So at least within the context of the perf suite, this change seems to make mobx faster.

realyze avatar Mar 04 '24 22:03 realyze

This looks great, thanks for the detailed measurement. LGTM!

mweststrate avatar Mar 05 '24 08:03 mweststrate

I don't want to delay this PR any further, just a thought I want to leave here: In case of zero deps, we could set newObserving_ to null/undefined and create the array lazily when needed. This would avoid the need to allocate and then GC the array, which memory wise is not of zero length. But it can also negatively impact all other cases - due to the extra check for undefined when registering a depedency.

urugator avatar Mar 06 '24 13:03 urugator

In case of zero deps, we could set newObserving_ to null/undefined and create the array lazily when needed

I agree. On the other hand glancing at the code, there are some non-null assertions in the codebase (derivation.newObserving_!) so I'm not sure what that could possibly break. 😅 So I'd rather take this win (where I'm cofident mobx won't start throwing NPEs at us) and leave possible future optimizations to the future - with the obvious risk that that might never happen but as I tried to argument here, I believe optimizing the non-initial case will yield the biggest benefits anyway.

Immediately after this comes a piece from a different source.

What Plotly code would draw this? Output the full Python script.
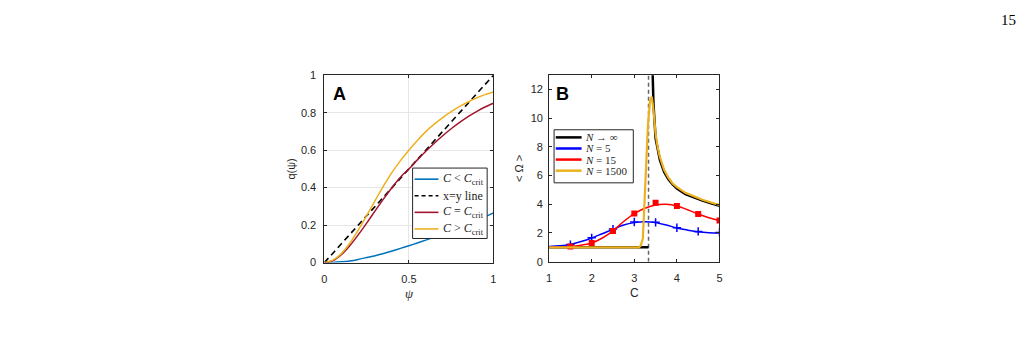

realyze avatar Mar 06 '24 22:03 realyze

One last thing, can you add changeset please? yarn changeset Sorry, I didn't noticed until I was about to merge...

urugator avatar Mar 07 '24 08:03 urugator

Ah neat, done via fcbcf17!

realyze avatar Mar 07 '24 10:03 realyze

Thank you!

urugator avatar Mar 07 '24 10:03 urugator

@mweststrate / @urugator I'm not sure how the mobx npm release process works but could we please release 6.12.1 soon? 🙏

realyze avatar Mar 12 '24 22:03 realyze

how the mobx npm release process works

Sadly, it tends not to work: https://github.com/mobxjs/mobx/actions/runs/8213813479/job/22465634950#step:6:65

urugator avatar Mar 13 '24 16:03 urugator

Ugh again. Sorry was focused on Immer last week, but will try to take a look at Friday.

On Wed, Mar 13, 2024 at 5:31 PM urugator @.***> wrote:

how the mobx npm release process works

Sadly, it tends not to work:

https://github.com/mobxjs/mobx/actions/runs/8213813479/job/22465634950#step:6:65

— Reply to this email directly, view it on GitHub https://github.com/mobxjs/mobx/pull/3833#issuecomment-1994895893, or unsubscribe https://github.com/notifications/unsubscribe-auth/AAN4NBHFJUUL3KCTCGK3T6TYYB5NTAVCNFSM6AAAAABDOBGWB6VHI2DSMVQWIX3LMV43OSLTON2WKQ3PNVWWK3TUHMYTSOJUHA4TKOBZGM . You are receiving this because you were mentioned.Message ID: @.***>

mweststrate avatar Mar 13 '24 20:03 mweststrate

@mweststrate gentle ping please 😆 Anything I could do to help?

realyze avatar Mar 18 '24 22:03 realyze

ok think I found the culprit

mweststrate avatar Mar 28 '24 20:03 mweststrate